Set exercise>
Find the word "this" in the data. Return every line where it appears.

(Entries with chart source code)
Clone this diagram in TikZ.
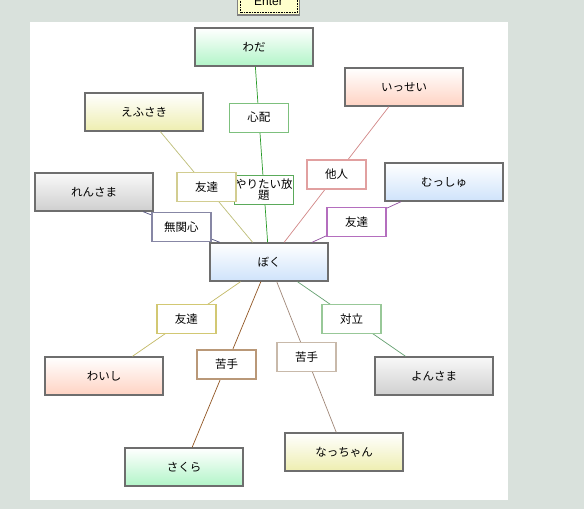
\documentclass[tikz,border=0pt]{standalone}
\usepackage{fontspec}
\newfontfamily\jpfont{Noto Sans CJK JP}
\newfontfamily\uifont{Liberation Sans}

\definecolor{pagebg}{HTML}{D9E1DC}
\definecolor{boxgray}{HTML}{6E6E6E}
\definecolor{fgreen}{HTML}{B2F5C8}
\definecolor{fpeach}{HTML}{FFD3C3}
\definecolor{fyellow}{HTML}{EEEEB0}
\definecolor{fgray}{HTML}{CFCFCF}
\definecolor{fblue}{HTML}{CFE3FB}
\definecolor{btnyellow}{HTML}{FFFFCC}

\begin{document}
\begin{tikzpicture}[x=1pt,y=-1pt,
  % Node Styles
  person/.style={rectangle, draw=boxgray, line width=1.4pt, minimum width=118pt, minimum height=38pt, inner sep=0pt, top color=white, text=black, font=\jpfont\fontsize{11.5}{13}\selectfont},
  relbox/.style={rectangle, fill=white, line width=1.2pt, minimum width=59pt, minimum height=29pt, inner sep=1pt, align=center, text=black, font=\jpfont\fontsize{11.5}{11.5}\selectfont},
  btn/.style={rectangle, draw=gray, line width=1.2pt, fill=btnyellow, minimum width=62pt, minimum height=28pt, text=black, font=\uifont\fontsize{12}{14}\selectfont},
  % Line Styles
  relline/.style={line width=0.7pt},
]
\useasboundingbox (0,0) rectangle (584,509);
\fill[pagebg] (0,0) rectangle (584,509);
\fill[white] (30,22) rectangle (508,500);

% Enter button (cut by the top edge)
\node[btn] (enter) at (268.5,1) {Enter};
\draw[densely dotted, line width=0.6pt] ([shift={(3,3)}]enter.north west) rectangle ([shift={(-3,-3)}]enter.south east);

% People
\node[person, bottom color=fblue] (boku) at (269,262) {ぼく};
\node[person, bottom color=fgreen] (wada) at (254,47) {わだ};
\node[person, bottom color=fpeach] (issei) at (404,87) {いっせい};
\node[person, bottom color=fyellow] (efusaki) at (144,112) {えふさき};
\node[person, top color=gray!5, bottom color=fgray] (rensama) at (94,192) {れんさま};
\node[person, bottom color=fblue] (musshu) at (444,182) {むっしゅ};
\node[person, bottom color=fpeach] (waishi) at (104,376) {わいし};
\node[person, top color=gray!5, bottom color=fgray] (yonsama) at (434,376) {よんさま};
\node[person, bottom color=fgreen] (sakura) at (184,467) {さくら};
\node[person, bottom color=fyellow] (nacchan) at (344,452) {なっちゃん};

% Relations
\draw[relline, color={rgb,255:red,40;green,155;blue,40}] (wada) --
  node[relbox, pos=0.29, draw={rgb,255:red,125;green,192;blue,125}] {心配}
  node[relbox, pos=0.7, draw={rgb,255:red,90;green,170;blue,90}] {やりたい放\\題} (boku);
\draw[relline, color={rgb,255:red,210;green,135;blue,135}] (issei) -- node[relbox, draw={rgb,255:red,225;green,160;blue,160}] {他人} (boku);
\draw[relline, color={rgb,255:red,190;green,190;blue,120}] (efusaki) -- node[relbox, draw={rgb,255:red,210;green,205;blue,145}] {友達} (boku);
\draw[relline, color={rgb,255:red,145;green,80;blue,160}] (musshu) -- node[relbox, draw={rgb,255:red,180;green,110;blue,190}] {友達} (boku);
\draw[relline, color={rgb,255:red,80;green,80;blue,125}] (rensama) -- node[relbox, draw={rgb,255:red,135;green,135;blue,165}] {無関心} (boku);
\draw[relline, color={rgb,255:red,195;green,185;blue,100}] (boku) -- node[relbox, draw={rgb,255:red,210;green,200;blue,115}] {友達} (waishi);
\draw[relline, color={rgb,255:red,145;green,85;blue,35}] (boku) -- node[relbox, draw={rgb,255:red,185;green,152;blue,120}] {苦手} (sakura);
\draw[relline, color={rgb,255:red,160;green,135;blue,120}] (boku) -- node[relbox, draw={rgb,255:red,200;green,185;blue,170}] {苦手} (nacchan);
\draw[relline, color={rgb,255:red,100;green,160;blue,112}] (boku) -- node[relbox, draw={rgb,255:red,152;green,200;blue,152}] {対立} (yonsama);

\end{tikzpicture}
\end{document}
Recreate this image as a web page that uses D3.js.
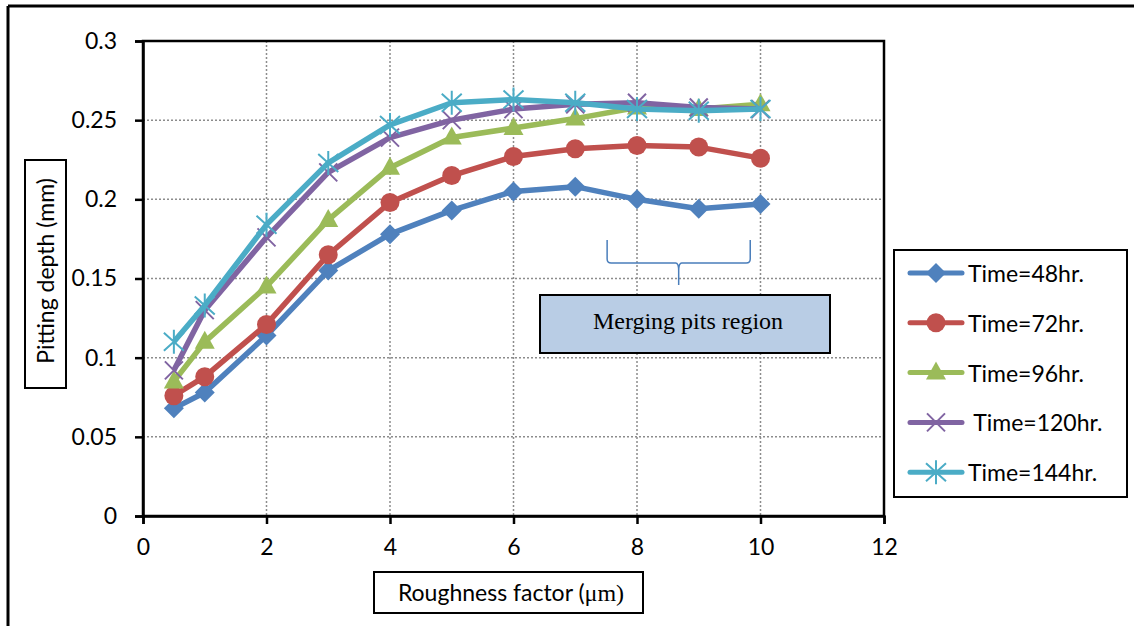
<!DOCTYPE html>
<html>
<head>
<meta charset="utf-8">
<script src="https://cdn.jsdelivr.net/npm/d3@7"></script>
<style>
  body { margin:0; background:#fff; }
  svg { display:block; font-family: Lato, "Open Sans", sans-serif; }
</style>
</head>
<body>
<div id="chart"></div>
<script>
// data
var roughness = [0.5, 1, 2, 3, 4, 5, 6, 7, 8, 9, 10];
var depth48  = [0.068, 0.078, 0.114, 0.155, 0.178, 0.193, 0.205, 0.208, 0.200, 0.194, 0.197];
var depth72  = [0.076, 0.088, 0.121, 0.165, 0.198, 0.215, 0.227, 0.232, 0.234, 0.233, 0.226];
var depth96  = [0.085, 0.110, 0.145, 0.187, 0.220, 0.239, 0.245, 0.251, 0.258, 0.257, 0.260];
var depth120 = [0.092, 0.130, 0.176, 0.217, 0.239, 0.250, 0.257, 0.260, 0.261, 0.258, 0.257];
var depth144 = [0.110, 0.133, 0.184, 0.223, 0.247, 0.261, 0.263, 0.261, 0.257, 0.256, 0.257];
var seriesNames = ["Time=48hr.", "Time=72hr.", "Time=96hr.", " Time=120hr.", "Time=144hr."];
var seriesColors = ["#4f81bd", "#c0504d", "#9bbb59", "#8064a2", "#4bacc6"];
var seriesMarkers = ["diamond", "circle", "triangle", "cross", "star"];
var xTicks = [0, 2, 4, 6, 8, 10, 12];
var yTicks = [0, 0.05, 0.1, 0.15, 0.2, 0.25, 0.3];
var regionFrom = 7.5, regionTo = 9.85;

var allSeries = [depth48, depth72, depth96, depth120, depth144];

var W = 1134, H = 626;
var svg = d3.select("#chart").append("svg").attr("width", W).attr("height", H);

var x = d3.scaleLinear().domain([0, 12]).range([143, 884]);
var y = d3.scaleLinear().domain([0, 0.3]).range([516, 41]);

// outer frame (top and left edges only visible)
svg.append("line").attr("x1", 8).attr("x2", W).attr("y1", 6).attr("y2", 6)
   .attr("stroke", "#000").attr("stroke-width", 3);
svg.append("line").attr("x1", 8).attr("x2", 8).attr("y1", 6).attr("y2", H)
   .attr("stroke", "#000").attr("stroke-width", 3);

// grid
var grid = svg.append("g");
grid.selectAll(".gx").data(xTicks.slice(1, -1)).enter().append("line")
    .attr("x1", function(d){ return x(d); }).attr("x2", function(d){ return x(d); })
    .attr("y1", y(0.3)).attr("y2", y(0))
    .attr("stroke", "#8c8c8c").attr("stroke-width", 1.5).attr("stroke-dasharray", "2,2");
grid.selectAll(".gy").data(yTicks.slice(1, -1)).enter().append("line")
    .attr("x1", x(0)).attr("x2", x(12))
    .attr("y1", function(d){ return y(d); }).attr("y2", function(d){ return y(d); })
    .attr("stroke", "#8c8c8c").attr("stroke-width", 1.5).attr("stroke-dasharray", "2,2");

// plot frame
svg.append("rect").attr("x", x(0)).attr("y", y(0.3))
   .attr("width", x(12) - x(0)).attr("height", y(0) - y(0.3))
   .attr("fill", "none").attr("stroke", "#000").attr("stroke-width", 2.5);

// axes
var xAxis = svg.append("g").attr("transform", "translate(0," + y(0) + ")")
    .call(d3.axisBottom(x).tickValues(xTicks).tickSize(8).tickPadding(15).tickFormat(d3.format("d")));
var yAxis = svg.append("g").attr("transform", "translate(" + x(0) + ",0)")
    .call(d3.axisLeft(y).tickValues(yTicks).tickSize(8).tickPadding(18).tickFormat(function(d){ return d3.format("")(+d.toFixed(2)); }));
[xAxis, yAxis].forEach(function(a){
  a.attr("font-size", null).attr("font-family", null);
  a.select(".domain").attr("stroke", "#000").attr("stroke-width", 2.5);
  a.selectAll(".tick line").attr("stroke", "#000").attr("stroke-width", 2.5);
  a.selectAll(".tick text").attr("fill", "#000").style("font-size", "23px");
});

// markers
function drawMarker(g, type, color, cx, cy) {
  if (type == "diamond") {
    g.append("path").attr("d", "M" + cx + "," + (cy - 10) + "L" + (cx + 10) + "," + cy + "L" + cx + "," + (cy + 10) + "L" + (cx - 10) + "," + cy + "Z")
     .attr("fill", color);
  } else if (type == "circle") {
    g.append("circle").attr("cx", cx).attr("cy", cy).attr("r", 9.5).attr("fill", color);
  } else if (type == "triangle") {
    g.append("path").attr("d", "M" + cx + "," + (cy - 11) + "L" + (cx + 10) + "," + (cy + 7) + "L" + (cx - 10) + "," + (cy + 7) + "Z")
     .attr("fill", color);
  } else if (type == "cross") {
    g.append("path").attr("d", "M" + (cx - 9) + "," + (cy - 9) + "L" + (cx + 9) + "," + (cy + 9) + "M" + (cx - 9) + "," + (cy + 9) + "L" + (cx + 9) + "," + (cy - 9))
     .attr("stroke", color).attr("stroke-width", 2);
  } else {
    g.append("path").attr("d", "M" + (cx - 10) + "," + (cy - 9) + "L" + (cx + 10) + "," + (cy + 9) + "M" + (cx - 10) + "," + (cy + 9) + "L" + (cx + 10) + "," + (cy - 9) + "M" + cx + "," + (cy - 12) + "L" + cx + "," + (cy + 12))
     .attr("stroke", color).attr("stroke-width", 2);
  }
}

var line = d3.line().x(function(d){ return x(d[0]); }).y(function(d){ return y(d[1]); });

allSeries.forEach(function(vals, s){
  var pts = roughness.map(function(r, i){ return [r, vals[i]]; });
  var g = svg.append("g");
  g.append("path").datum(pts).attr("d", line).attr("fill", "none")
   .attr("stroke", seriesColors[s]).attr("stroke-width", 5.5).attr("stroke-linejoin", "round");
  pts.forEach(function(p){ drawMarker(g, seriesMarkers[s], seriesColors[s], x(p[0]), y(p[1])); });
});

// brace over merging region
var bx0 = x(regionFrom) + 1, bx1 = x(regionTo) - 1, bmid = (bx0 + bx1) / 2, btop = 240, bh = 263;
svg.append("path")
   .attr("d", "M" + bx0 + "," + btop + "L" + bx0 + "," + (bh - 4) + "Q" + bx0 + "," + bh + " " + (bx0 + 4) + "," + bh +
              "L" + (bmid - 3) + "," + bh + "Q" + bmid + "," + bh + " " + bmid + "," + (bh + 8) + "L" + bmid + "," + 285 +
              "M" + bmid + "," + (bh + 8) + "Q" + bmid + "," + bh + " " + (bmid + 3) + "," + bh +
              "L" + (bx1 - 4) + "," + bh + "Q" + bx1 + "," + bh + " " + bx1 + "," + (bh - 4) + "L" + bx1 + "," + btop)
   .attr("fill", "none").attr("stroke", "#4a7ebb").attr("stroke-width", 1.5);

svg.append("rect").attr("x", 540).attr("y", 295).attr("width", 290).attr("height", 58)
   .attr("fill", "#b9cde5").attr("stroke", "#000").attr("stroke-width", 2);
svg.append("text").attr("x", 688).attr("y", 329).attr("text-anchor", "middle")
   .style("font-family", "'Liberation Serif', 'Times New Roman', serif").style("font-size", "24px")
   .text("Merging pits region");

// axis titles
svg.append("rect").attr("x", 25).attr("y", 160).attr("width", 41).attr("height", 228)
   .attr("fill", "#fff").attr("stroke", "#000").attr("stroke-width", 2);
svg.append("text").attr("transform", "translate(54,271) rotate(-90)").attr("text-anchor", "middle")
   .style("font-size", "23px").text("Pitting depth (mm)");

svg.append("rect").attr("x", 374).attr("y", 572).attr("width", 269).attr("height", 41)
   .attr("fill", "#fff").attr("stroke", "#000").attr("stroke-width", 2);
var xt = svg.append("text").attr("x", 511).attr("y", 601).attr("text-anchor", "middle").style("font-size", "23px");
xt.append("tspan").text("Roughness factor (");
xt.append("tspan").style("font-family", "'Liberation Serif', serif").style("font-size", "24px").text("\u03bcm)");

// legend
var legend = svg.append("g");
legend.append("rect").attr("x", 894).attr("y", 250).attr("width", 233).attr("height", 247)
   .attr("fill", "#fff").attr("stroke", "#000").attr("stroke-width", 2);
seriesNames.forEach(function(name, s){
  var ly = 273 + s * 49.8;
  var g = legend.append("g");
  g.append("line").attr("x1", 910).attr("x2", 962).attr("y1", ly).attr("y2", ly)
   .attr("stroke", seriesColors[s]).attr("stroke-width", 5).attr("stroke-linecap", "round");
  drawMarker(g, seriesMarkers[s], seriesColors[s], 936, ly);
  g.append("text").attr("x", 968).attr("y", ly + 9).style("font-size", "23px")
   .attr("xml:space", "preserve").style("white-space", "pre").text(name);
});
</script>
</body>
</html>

Task result>
Clone this diagram in TikZ.
Recreate this image as a web page that uses D3.js.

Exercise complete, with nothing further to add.